── SOURCE DATA

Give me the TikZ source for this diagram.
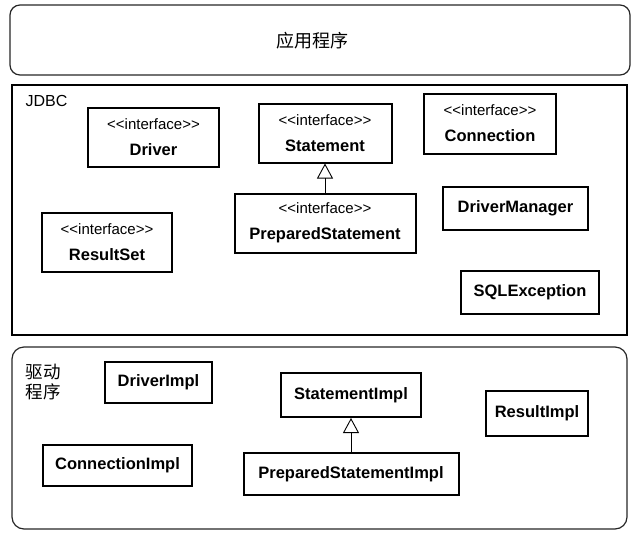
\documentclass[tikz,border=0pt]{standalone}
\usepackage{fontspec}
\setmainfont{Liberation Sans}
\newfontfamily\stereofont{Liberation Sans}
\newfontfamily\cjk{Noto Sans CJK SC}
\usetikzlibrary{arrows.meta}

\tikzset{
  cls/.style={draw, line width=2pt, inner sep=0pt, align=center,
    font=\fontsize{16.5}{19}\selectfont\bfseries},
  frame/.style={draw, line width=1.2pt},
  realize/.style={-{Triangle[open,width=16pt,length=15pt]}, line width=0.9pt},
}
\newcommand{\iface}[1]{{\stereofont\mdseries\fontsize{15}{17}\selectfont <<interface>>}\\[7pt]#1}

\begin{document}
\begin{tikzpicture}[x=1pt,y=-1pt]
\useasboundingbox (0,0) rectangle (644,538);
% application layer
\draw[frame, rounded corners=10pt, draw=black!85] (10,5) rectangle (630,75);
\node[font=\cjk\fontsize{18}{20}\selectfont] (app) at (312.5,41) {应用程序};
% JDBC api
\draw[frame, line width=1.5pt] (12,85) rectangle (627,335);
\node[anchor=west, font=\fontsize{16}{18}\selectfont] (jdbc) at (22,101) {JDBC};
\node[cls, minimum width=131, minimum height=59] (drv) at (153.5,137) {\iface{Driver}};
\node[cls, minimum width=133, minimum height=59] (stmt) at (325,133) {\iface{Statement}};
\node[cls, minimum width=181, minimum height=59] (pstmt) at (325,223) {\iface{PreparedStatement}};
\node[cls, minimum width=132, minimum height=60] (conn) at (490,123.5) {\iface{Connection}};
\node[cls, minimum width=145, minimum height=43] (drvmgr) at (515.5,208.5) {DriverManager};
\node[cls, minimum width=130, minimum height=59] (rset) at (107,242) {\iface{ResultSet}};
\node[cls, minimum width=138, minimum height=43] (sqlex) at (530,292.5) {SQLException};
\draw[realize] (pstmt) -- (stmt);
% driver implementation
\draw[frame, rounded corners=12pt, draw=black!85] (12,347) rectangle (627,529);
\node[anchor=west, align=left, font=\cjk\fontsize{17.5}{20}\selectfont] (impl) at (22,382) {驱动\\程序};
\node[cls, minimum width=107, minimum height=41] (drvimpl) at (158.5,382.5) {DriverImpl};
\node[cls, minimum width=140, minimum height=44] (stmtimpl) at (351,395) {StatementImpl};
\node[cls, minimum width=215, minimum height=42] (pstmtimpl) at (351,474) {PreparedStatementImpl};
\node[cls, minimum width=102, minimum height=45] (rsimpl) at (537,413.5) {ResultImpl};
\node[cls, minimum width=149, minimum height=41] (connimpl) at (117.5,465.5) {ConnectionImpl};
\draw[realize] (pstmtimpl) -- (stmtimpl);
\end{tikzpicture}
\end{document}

────

What is needed is an exact reproduction of the data, pictures excluded.

(COMPLETED TASK):
Give me the TikZ source for this diagram.
\documentclass[tikz,border=0pt]{standalone}
\usepackage{fontspec}
\setmainfont{Liberation Sans}
\newfontfamily\stereofont{Liberation Sans}
\newfontfamily\cjk{Noto Sans CJK SC}
\usetikzlibrary{arrows.meta}

\tikzset{
  cls/.style={draw, line width=2pt, inner sep=0pt, align=center,
    font=\fontsize{16.5}{19}\selectfont\bfseries},
  frame/.style={draw, line width=1.2pt},
  realize/.style={-{Triangle[open,width=16pt,length=15pt]}, line width=0.9pt},
}
\newcommand{\iface}[1]{{\stereofont\mdseries\fontsize{15}{17}\selectfont <<interface>>}\\[7pt]#1}

\begin{document}
\begin{tikzpicture}[x=1pt,y=-1pt]
\useasboundingbox (0,0) rectangle (644,538);
% application layer
\draw[frame, rounded corners=10pt, draw=black!85] (10,5) rectangle (630,75);
\node[font=\cjk\fontsize{18}{20}\selectfont] (app) at (312.5,41) {应用程序};
% JDBC api
\draw[frame, line width=1.5pt] (12,85) rectangle (627,335);
\node[anchor=west, font=\fontsize{16}{18}\selectfont] (jdbc) at (22,101) {JDBC};
\node[cls, minimum width=131, minimum height=59] (drv) at (153.5,137) {\iface{Driver}};
\node[cls, minimum width=133, minimum height=59] (stmt) at (325,133) {\iface{Statement}};
\node[cls, minimum width=181, minimum height=59] (pstmt) at (325,223) {\iface{PreparedStatement}};
\node[cls, minimum width=132, minimum height=60] (conn) at (490,123.5) {\iface{Connection}};
\node[cls, minimum width=145, minimum height=43] (drvmgr) at (515.5,208.5) {DriverManager};
\node[cls, minimum width=130, minimum height=59] (rset) at (107,242) {\iface{ResultSet}};
\node[cls, minimum width=138, minimum height=43] (sqlex) at (530,292.5) {SQLException};
\draw[realize] (pstmt) -- (stmt);
% driver implementation
\draw[frame, rounded corners=12pt, draw=black!85] (12,347) rectangle (627,529);
\node[anchor=west, align=left, font=\cjk\fontsize{17.5}{20}\selectfont] (impl) at (22,382) {驱动\\程序};
\node[cls, minimum width=107, minimum height=41] (drvimpl) at (158.5,382.5) {DriverImpl};
\node[cls, minimum width=140, minimum height=44] (stmtimpl) at (351,395) {StatementImpl};
\node[cls, minimum width=215, minimum height=42] (pstmtimpl) at (351,474) {PreparedStatementImpl};
\node[cls, minimum width=102, minimum height=45] (rsimpl) at (537,413.5) {ResultImpl};
\node[cls, minimum width=149, minimum height=41] (connimpl) at (117.5,465.5) {ConnectionImpl};
\draw[realize] (pstmtimpl) -- (stmtimpl);
\end{tikzpicture}
\end{document}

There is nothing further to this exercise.